## The problem
Exact reproduction of the data is required, with images excluded.

___ Dataset extract ___

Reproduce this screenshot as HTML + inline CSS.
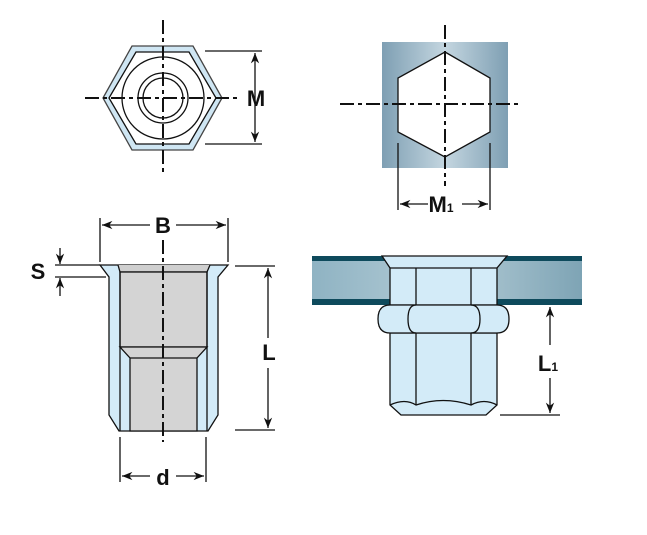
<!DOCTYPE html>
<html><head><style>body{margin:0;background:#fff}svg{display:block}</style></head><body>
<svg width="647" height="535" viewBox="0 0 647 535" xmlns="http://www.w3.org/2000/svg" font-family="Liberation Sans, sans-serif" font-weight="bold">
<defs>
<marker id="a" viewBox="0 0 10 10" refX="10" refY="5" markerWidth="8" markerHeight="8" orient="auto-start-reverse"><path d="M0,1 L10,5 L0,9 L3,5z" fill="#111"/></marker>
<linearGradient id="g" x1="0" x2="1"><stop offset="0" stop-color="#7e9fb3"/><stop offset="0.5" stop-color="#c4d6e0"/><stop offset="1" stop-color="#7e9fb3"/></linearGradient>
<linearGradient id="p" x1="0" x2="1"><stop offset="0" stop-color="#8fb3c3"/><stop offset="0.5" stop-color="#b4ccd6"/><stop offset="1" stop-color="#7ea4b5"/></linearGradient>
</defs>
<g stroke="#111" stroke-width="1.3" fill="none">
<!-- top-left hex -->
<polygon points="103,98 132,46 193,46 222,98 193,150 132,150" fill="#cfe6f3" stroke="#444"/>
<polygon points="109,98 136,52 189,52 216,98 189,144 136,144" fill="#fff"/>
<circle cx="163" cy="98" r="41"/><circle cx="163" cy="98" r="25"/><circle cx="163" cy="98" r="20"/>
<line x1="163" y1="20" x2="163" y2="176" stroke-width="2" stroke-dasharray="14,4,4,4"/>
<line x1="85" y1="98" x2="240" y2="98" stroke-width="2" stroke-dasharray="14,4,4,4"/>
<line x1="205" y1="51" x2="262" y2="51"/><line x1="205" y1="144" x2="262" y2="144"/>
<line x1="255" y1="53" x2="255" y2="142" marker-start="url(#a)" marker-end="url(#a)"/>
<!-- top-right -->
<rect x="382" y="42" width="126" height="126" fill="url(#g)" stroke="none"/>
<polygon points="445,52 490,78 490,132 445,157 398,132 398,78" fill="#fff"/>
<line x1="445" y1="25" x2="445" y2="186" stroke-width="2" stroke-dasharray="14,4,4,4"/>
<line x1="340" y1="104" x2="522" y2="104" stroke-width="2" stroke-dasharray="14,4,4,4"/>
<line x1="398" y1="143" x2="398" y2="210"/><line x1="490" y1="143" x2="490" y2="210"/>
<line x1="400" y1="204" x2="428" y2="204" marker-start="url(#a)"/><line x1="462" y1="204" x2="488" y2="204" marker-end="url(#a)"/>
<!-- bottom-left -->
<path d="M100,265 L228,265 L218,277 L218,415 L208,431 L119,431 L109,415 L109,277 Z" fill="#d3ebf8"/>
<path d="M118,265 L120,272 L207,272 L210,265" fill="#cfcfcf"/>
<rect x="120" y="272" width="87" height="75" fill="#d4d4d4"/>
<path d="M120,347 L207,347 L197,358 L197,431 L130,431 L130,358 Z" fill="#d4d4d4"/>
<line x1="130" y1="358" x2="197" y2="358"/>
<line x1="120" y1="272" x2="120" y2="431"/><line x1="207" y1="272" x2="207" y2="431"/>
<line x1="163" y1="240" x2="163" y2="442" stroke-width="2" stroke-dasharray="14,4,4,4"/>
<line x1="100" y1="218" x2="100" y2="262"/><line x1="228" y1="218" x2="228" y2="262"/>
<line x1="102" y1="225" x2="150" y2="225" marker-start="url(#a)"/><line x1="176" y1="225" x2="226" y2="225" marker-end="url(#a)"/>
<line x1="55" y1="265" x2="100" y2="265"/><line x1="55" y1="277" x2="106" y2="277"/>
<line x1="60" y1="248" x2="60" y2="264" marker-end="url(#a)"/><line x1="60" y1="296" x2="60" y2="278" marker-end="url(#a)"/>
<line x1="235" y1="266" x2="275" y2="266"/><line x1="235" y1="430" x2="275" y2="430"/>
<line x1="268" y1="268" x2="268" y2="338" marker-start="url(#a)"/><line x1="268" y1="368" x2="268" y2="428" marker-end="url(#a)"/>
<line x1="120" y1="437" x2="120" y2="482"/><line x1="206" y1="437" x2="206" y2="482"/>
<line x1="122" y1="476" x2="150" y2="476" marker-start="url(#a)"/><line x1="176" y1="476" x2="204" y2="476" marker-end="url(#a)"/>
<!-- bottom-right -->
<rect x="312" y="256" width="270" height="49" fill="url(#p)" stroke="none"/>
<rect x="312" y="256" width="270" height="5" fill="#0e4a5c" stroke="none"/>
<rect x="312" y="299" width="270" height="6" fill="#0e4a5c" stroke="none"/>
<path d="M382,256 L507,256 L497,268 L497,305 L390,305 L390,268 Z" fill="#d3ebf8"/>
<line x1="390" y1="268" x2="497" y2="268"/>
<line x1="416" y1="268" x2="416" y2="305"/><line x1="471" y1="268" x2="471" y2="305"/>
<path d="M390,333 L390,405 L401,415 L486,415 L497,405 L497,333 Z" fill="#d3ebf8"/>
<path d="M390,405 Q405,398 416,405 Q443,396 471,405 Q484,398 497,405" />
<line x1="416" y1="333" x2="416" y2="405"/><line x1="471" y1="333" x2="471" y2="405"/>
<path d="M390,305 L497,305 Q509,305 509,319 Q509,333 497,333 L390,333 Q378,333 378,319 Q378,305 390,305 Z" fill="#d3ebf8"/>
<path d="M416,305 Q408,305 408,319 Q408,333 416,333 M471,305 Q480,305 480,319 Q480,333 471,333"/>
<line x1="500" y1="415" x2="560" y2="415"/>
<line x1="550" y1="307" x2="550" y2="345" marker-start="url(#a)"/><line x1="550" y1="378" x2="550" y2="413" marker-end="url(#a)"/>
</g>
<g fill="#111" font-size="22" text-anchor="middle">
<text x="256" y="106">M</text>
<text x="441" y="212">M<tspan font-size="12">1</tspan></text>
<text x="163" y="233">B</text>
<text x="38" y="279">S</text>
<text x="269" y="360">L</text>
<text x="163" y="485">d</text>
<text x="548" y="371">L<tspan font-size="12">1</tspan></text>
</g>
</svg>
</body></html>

___

## Expected answer
Reproduce this screenshot as HTML + inline CSS.
<!DOCTYPE html>
<html><head><style>body{margin:0;background:#fff}svg{display:block}</style></head><body>
<svg width="647" height="535" viewBox="0 0 647 535" xmlns="http://www.w3.org/2000/svg" font-family="Liberation Sans, sans-serif" font-weight="bold">
<defs>
<marker id="a" viewBox="0 0 10 10" refX="10" refY="5" markerWidth="8" markerHeight="8" orient="auto-start-reverse"><path d="M0,1 L10,5 L0,9 L3,5z" fill="#111"/></marker>
<linearGradient id="g" x1="0" x2="1"><stop offset="0" stop-color="#7e9fb3"/><stop offset="0.5" stop-color="#c4d6e0"/><stop offset="1" stop-color="#7e9fb3"/></linearGradient>
<linearGradient id="p" x1="0" x2="1"><stop offset="0" stop-color="#8fb3c3"/><stop offset="0.5" stop-color="#b4ccd6"/><stop offset="1" stop-color="#7ea4b5"/></linearGradient>
</defs>
<g stroke="#111" stroke-width="1.3" fill="none">
<!-- top-left hex -->
<polygon points="103,98 132,46 193,46 222,98 193,150 132,150" fill="#cfe6f3" stroke="#444"/>
<polygon points="109,98 136,52 189,52 216,98 189,144 136,144" fill="#fff"/>
<circle cx="163" cy="98" r="41"/><circle cx="163" cy="98" r="25"/><circle cx="163" cy="98" r="20"/>
<line x1="163" y1="20" x2="163" y2="176" stroke-width="2" stroke-dasharray="14,4,4,4"/>
<line x1="85" y1="98" x2="240" y2="98" stroke-width="2" stroke-dasharray="14,4,4,4"/>
<line x1="205" y1="51" x2="262" y2="51"/><line x1="205" y1="144" x2="262" y2="144"/>
<line x1="255" y1="53" x2="255" y2="142" marker-start="url(#a)" marker-end="url(#a)"/>
<!-- top-right -->
<rect x="382" y="42" width="126" height="126" fill="url(#g)" stroke="none"/>
<polygon points="445,52 490,78 490,132 445,157 398,132 398,78" fill="#fff"/>
<line x1="445" y1="25" x2="445" y2="186" stroke-width="2" stroke-dasharray="14,4,4,4"/>
<line x1="340" y1="104" x2="522" y2="104" stroke-width="2" stroke-dasharray="14,4,4,4"/>
<line x1="398" y1="143" x2="398" y2="210"/><line x1="490" y1="143" x2="490" y2="210"/>
<line x1="400" y1="204" x2="428" y2="204" marker-start="url(#a)"/><line x1="462" y1="204" x2="488" y2="204" marker-end="url(#a)"/>
<!-- bottom-left -->
<path d="M100,265 L228,265 L218,277 L218,415 L208,431 L119,431 L109,415 L109,277 Z" fill="#d3ebf8"/>
<path d="M118,265 L120,272 L207,272 L210,265" fill="#cfcfcf"/>
<rect x="120" y="272" width="87" height="75" fill="#d4d4d4"/>
<path d="M120,347 L207,347 L197,358 L197,431 L130,431 L130,358 Z" fill="#d4d4d4"/>
<line x1="130" y1="358" x2="197" y2="358"/>
<line x1="120" y1="272" x2="120" y2="431"/><line x1="207" y1="272" x2="207" y2="431"/>
<line x1="163" y1="240" x2="163" y2="442" stroke-width="2" stroke-dasharray="14,4,4,4"/>
<line x1="100" y1="218" x2="100" y2="262"/><line x1="228" y1="218" x2="228" y2="262"/>
<line x1="102" y1="225" x2="150" y2="225" marker-start="url(#a)"/><line x1="176" y1="225" x2="226" y2="225" marker-end="url(#a)"/>
<line x1="55" y1="265" x2="100" y2="265"/><line x1="55" y1="277" x2="106" y2="277"/>
<line x1="60" y1="248" x2="60" y2="264" marker-end="url(#a)"/><line x1="60" y1="296" x2="60" y2="278" marker-end="url(#a)"/>
<line x1="235" y1="266" x2="275" y2="266"/><line x1="235" y1="430" x2="275" y2="430"/>
<line x1="268" y1="268" x2="268" y2="338" marker-start="url(#a)"/><line x1="268" y1="368" x2="268" y2="428" marker-end="url(#a)"/>
<line x1="120" y1="437" x2="120" y2="482"/><line x1="206" y1="437" x2="206" y2="482"/>
<line x1="122" y1="476" x2="150" y2="476" marker-start="url(#a)"/><line x1="176" y1="476" x2="204" y2="476" marker-end="url(#a)"/>
<!-- bottom-right -->
<rect x="312" y="256" width="270" height="49" fill="url(#p)" stroke="none"/>
<rect x="312" y="256" width="270" height="5" fill="#0e4a5c" stroke="none"/>
<rect x="312" y="299" width="270" height="6" fill="#0e4a5c" stroke="none"/>
<path d="M382,256 L507,256 L497,268 L497,305 L390,305 L390,268 Z" fill="#d3ebf8"/>
<line x1="390" y1="268" x2="497" y2="268"/>
<line x1="416" y1="268" x2="416" y2="305"/><line x1="471" y1="268" x2="471" y2="305"/>
<path d="M390,333 L390,405 L401,415 L486,415 L497,405 L497,333 Z" fill="#d3ebf8"/>
<path d="M390,405 Q405,398 416,405 Q443,396 471,405 Q484,398 497,405" />
<line x1="416" y1="333" x2="416" y2="405"/><line x1="471" y1="333" x2="471" y2="405"/>
<path d="M390,305 L497,305 Q509,305 509,319 Q509,333 497,333 L390,333 Q378,333 378,319 Q378,305 390,305 Z" fill="#d3ebf8"/>
<path d="M416,305 Q408,305 408,319 Q408,333 416,333 M471,305 Q480,305 480,319 Q480,333 471,333"/>
<line x1="500" y1="415" x2="560" y2="415"/>
<line x1="550" y1="307" x2="550" y2="345" marker-start="url(#a)"/><line x1="550" y1="378" x2="550" y2="413" marker-end="url(#a)"/>
</g>
<g fill="#111" font-size="22" text-anchor="middle">
<text x="256" y="106">M</text>
<text x="441" y="212">M<tspan font-size="12">1</tspan></text>
<text x="163" y="233">B</text>
<text x="38" y="279">S</text>
<text x="269" y="360">L</text>
<text x="163" y="485">d</text>
<text x="548" y="371">L<tspan font-size="12">1</tspan></text>
</g>
</svg>
</body></html>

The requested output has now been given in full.